If every generation sees one filmmaker compared to Woody Allen, then Noah Baumbach has currently inherited that mantle. Certainly, the New York-born filmmaker behind Greenberg, While We’re Young and this month’s The Meyerowitz Stories (New and Selected) boasts traces of Allen’s oeuvre in his dialogue-heavy, urban-set tales of liberal, artistically-minded characters. But as one critic put it, Baumbach “isn’t out to emulate his predecessor; he wants to decimate him”.

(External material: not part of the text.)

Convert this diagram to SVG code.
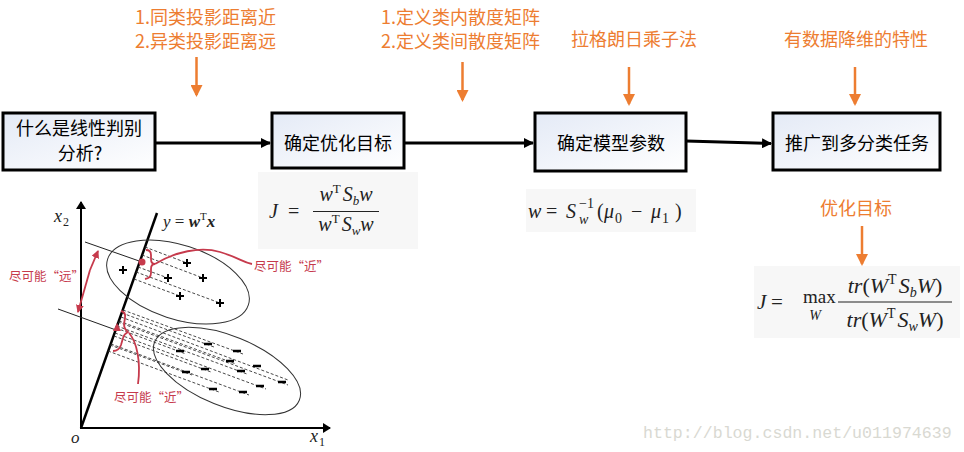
<svg xmlns="http://www.w3.org/2000/svg" width="964" height="452" viewBox="0 0 964 452">
<style>
.box{fill:url(#bg);stroke:#000;stroke-width:3}
.bt{font-family:"Noto Sans CJK SC","Noto Sans",sans-serif;font-size:18px;fill:#000;text-anchor:middle}
.ot{font-family:"Noto Sans CJK SC","Noto Sans",sans-serif;font-size:18px;fill:#ed7d31}
.conn{stroke:#000;stroke-width:3;fill:none}
.oa{stroke:#ed7d31;stroke-width:2.5;fill:none}
.fb{fill:#f7f7f7}
.m{font-family:"Liberation Serif","DejaVu Serif",serif;font-style:italic;fill:#222}
.mr{font-family:"Liberation Serif","DejaVu Serif",serif;font-style:normal;fill:#222}
.ax{stroke:#000;stroke-width:2;fill:none}
.thin{stroke:#222;stroke-width:1;fill:none}
.dash{stroke:#333;stroke-width:0.9;stroke-dasharray:3,2;fill:none}
.red{stroke:#c63a4c;stroke-width:1.8;fill:none}
.rt{font-family:"Noto Sans CJK SC",serif;font-size:12.5px;fill:#c63a4c}
.pl{stroke:#000;stroke-width:2;fill:none}
</style>
<defs>
<linearGradient id="bg" x1="0" y1="0" x2="1" y2="1">
<stop offset="0" stop-color="#e4eaf6"/>
<stop offset="1" stop-color="#ffffff"/>
</linearGradient>
<marker id="ah" markerWidth="10" markerHeight="10" refX="9" refY="5" orient="auto" markerUnits="userSpaceOnUse" viewBox="0 0 10 10">
<path d="M0,0 L10,5 L0,10 z" fill="#000"/>
</marker>
<marker id="oh" markerWidth="12" markerHeight="12" refX="10" refY="6" orient="auto" markerUnits="userSpaceOnUse" viewBox="0 0 12 12">
<path d="M0,0 L12,6 L0,12 z" fill="#ed7d31"/>
</marker>
<marker id="rh" markerWidth="8" markerHeight="8" refX="7" refY="4" orient="auto" markerUnits="userSpaceOnUse" viewBox="0 0 8 8">
<path d="M0,0 L8,4 L0,8 z" fill="#c63a4c"/>
</marker>
<marker id="kh" markerWidth="8" markerHeight="10" refX="7" refY="5" orient="auto" markerUnits="userSpaceOnUse" viewBox="0 0 8 10">
<path d="M0,0 L8,5 L0,10 z" fill="#000"/>
</marker>
</defs>
<rect width="964" height="452" fill="#fff"/>

<g id="connectors">
<line class="conn" x1="155" y1="143" x2="270" y2="143" marker-end="url(#ah)"/>
<line class="conn" x1="404" y1="143" x2="533" y2="143" marker-end="url(#ah)"/>
<line class="conn" x1="686" y1="141" x2="771" y2="143.5" marker-end="url(#ah)"/>
<line class="oa" x1="196.5" y1="57" x2="196.5" y2="95" marker-end="url(#oh)"/>
<line class="oa" x1="462.5" y1="62" x2="462.5" y2="100" marker-end="url(#oh)"/>
<line class="oa" x1="629" y1="67" x2="629" y2="104" marker-end="url(#oh)"/>
<line class="oa" x1="855" y1="67" x2="855" y2="104" marker-end="url(#oh)"/>
<line class="oa" x1="862" y1="226" x2="862" y2="264" marker-end="url(#oh)"/>
</g>

<g id="node1">
<rect class="box" x="3" y="113" width="152" height="57"/>
<text class="bt" x="79" y="135">什么是线性判别</text>
<text class="bt" x="80" y="160">分析?</text>
</g>
<g id="node2">
<rect class="box" x="272" y="113" width="132" height="55"/>
<text class="bt" x="338" y="149.5">确定优化目标</text>
</g>
<g id="node3">
<rect class="box" x="535" y="113" width="151" height="58"/>
<text class="bt" x="611" y="149.5">确定模型参数</text>
</g>
<g id="node4">
<rect class="box" x="773" y="113" width="167" height="57"/>
<text class="bt" x="857" y="149.5">推广到多分类任务</text>
</g>

<g id="labels">
<text class="ot" x="135" y="24">1.同类投影距离近</text>
<text class="ot" x="135" y="48">2.异类投影距离远</text>
<text class="ot" x="381" y="24">1.定义类内散度矩阵</text>
<text class="ot" x="381" y="48">2.定义类间散度矩阵</text>
<text class="ot" x="571" y="46">拉格朗日乘子法</text>
<text class="ot" x="784" y="46">有数据降维的特性</text>
<text class="ot" x="820" y="215">优化目标</text>
</g>

<g id="formula1">
<rect class="fb" x="258" y="172" width="160" height="77"/>
<text class="m" x="269" y="218" font-size="20">J</text>
<text class="mr" x="288" y="218" font-size="20">=</text>
<text class="m" x="346" y="201" text-anchor="middle" font-size="20">w<tspan dy="-8" font-size="13" class="mr">T</tspan><tspan dy="8" dx="2">S</tspan><tspan dy="4" font-size="13">b</tspan><tspan dy="-4">w</tspan></text>
<line x1="313" y1="211.5" x2="379" y2="211.5" stroke="#222" stroke-width="1.2"/>
<text class="m" x="346" y="231" text-anchor="middle" font-size="20">w<tspan dy="-8" font-size="13" class="mr">T</tspan><tspan dy="8" dx="2">S</tspan><tspan dy="4" font-size="13">w</tspan><tspan dy="-4">w</tspan></text>
</g>

<g id="formula2">
<rect class="fb" x="526" y="189" width="170" height="43"/>
<text class="m" x="528" y="218" font-size="20">w</text>
<text class="mr" x="546" y="218" font-size="20">=</text>
<text class="m" x="566" y="218" font-size="20">S</text>
<text class="mr" x="579" y="208" font-size="14">−1</text>
<text class="m" x="579" y="224" font-size="14">w</text>
<text class="mr" x="597" y="218" font-size="20">(</text>
<text class="m" x="604" y="218" font-size="20">μ</text>
<text class="mr" x="615" y="223" font-size="14">0</text>
<text class="mr" x="631" y="218" font-size="20">−</text>
<text class="m" x="651" y="218" font-size="20">μ</text>
<text class="mr" x="662" y="223" font-size="14">1</text>
<text class="mr" x="675" y="218" font-size="20">)</text>
</g>

<g id="formula3">
<rect class="fb" x="754" y="266" width="206" height="72"/>
<text class="m" x="757" y="309" font-size="21">J</text>
<text class="mr" x="771" y="309" font-size="21">=</text>
<text class="mr" x="803" y="303" font-size="19">max</text>
<text class="m" x="815" y="320" font-size="14" text-anchor="middle">W</text>
<text class="m" x="895" y="293" text-anchor="middle" font-size="22">tr<tspan class="mr">(</tspan>W<tspan dy="-9" font-size="14" class="mr">T</tspan><tspan dy="9" dx="2">S</tspan><tspan dy="4" font-size="14">b</tspan><tspan dy="-4">W</tspan><tspan class="mr">)</tspan></text>
<line x1="838" y1="302" x2="952" y2="302" stroke="#222" stroke-width="1.2"/>
<text class="m" x="895" y="327" text-anchor="middle" font-size="22">tr<tspan class="mr">(</tspan>W<tspan dy="-9" font-size="14" class="mr">T</tspan><tspan dy="9" dx="2">S</tspan><tspan dy="4" font-size="14">w</tspan><tspan dy="-4">W</tspan><tspan class="mr">)</tspan></text>
</g>

<g id="plot">
<line class="ax" x1="81" y1="429" x2="81" y2="202" marker-end="url(#kh)"/>
<line class="ax" x1="80" y1="428" x2="330" y2="428" marker-end="url(#kh)"/>
<line x1="81" y1="428" x2="157" y2="213" stroke="#000" stroke-width="2.5"/>
<text class="m" x="54" y="222" font-size="18">x</text>
<text class="mr" x="63" y="226" font-size="12">2</text>
<text class="m" x="310" y="442" font-size="18">x</text>
<text class="mr" x="319" y="446" font-size="12">1</text>
<text class="m" x="71" y="443" font-size="17">o</text>
<text class="m" x="163" y="227" font-size="17">y <tspan class="mr">=</tspan> <tspan font-weight="bold">w</tspan><tspan dy="-7" font-size="11" class="mr">T</tspan><tspan dy="7" font-weight="bold">x</tspan></text>
<ellipse cx="178" cy="282" rx="74" ry="37" transform="rotate(18 178 282)" fill="none" stroke="#333" stroke-width="1"/>
<ellipse cx="227" cy="371" rx="78" ry="35" transform="rotate(22 227 371)" fill="none" stroke="#333" stroke-width="1"/>
<line class="thin" x1="85" y1="242" x2="142" y2="262"/>
<line class="thin" x1="58" y1="309" x2="116" y2="330"/>
<path class="dash" d="M145,247 L187,263 M142,255 L203,278 M138,267 L168,278 M134,279 L180,296 M136,272 L220,303"/>
<path class="dash" d="M116,328 L186,354 M122,313 L214,347 M123,310 L243,354 M119,321 L236,364 M121,317 L288,380 M114,336 L211,372 M117,326 L247,374 M110,345 L192,375 M118,322 L288,385 M115,333 L266,389 M108,351 L219,392 M111,344 L249,395"/>
<path class="pl" d="M119,270 h8 M123,266 v8 M183,263 h8 M187,259 v8 M199,278 h8 M203,274 v8 M164,278 h8 M168,274 v8 M176,296 h8 M180,292 v8 M216,303 h8 M220,299 v8"/>
<path d="M176,351 h8 M204,344 h8 M233,351 h8 M226,361 h8 M253,366 h8 M201,369 h8 M237,371 h8 M182,372 h8 M278,382 h8 M256,386 h8 M209,389 h8 M239,392 h8" stroke="#000" stroke-width="2.5" fill="none"/>
<line class="red" x1="90" y1="270" x2="98" y2="251" marker-end="url(#rh)"/>
<line class="red" x1="90" y1="270" x2="78" y2="312" marker-end="url(#rh)"/>
<circle cx="142" cy="262" r="3.5" fill="#c63a4c"/>
<path class="red" d="M146,250 q5,0 5,5 v4 q0,5 4,5 q-4,0 -4,5 v4 q0,5 -6,6"/>
<path class="red" d="M155,264 C175,252 200,246 220,252 S242,262 252,264"/>
<path d="M117,323 l-4,8 l8,0 z" fill="#c63a4c"/>
<path class="red" d="M121,311 q5,1 4,7 l-1,6 q0,5 4,8 q-4,2 -5,6 l-2,7 q-2,6 -8,6"/>
<path class="red" d="M129,333 C137,342 141,362 138,384"/>
<text class="rt" x="9" y="281">尽可能“远”</text>
<text class="rt" x="254" y="271">尽可能“近”</text>
<text class="rt" x="114" y="402">尽可能“近”</text>
</g>

<text x="643" y="438" font-family="'Liberation Mono',monospace" font-size="16.6" fill="#d9d9d2">http://blog.csdn.net/u011974639</text>
</svg>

Greta Gerwig, Baumbach’s off-screen partner and star/co-writer of Baumbach’s millennial dramas Frances Ha and Mistress America, reports that such Allen-centric conversations don’t go down well. “I asked him recently, ‘How do you feel about people comparing you to Woody Allen?’ He was like, ‘Stop it, it’s breakfast!’” Does he really react badly to such comparisons? “Well, yeah, sometimes you want to just digest your food,” he tells me.

The Meyerowitz Stories probably won’t help, with the film already compared to the Allen masterpiece Hannah and Her Sisters. Made independently but bought/released by Netflix, it had its UK premiere at the London Film Festival last week. It tells the story of a family of arty Jewish New Yorkers revolving around irascible patriarch, Harold Meyerowitz (Dustin Hoffman), a sculptor who has never quite got his due, a fact that still infuriates him. On his third (or possibly fourth) marriage — this time to a hippie lush named Maureen (Emma Thompson) — he has three grown-up kids from two of his previous unions.

The Meyerowitz clan are as dysfunctional as they come. Matthew (Ben Stiller) is a fund manager who has left New York and moved to Los Angeles, seemingly to be as far away from his father as possible. His half-brother Danny (Adam Sandler) is facing a divorce and even the mild humiliation of having to move back into his parental home. And then there’s overlooked doormat Jean (Elizabeth Marvel).